Quels rôles veulent tenir les BRICS ?

C’est l’émergence d’un monde non occidental qui réclame de réformer l’ONU car elle ne correspond plus aux réalités du XXIe siècle, qui dénonce une OMC (Organisation mondiale du commerce) en panne, qui veut changer les règles du jeu. Contre les Occidentaux qu’ils jugent trop intrusifs, ils proposent une alternative. Son premier acte de vie, c’est la création de la NBD, la BRICS Bank, avec 250 milliards de réserves, surtout des fonds chinois. Elle est attractive pour les pays du Sud et se veut comme une instance anti-FMI. C’est aussi une contestation de l’hégémonie du dollar comme monnaie d’échange alors que les États-Unis sont les plus endettés. La Chine commence à payer son pétrole en yuans en Arabie saoudite. »

Quelle est l’attitude des BRICS vis-à-vis de la Russie et de la guerre en Ukraine ?

C’est un point de fragilisation mais beaucoup de pays n’ont pas voté de sanctions contre la Russie après l’invasion du 24 février 2022. Ils se demandent pourquoi on se focalise sur l’Ukraine alors que le silence de la communauté internationale est assourdissant sur la guerre au Yémen, la crise humanitaire du siècle selon l’ONU, ou sur le conflit du Tigré en Éthiopie. C’est un camouflet qui place les Occidentaux devant leurs contradictions. Pour l’Ukraine, les quatre autres souhaiteraient que la guerre cesse, la Chine a émis un plan de paix.

Quel est l’objet de ce quinzième sommet ?

Les discussions vont porter sur les critères d’élargissement des BRICS. Une vingtaine de pays ont déposé officiellement une demande. Des pays comme l’Iran, l’Algérie, l’Arabie saoudite, l’Argentine, le Venezuela, Cuba, l’Éthiopie, le Kazakhstan… Les BRICS sont attractifs avec un positionnement différent.

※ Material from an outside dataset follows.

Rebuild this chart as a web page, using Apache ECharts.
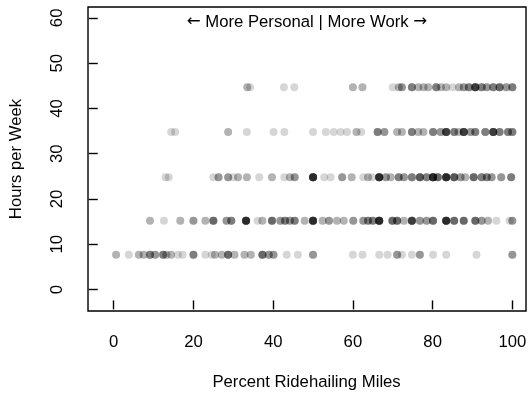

C’est l’illustration d’un Sud global qui émerge, la tribune d’une autre voix et d’une autre voie. Attention, ce ne sont pas des altermondialistes mais des pays favorables à une mondialisation moins américanisée.

D’après agences

(1) Le concept de BRIC a été créé en 2001 par Jim O’Neill, chef économiste de Goldman Sachs. Le Brésil, la Russie, l’Inde et la Chine étaient les pays émergents dans lesquels il fallait investir. L’Afrique du Sud a rejoint le club en 2011 pour former les BRICS.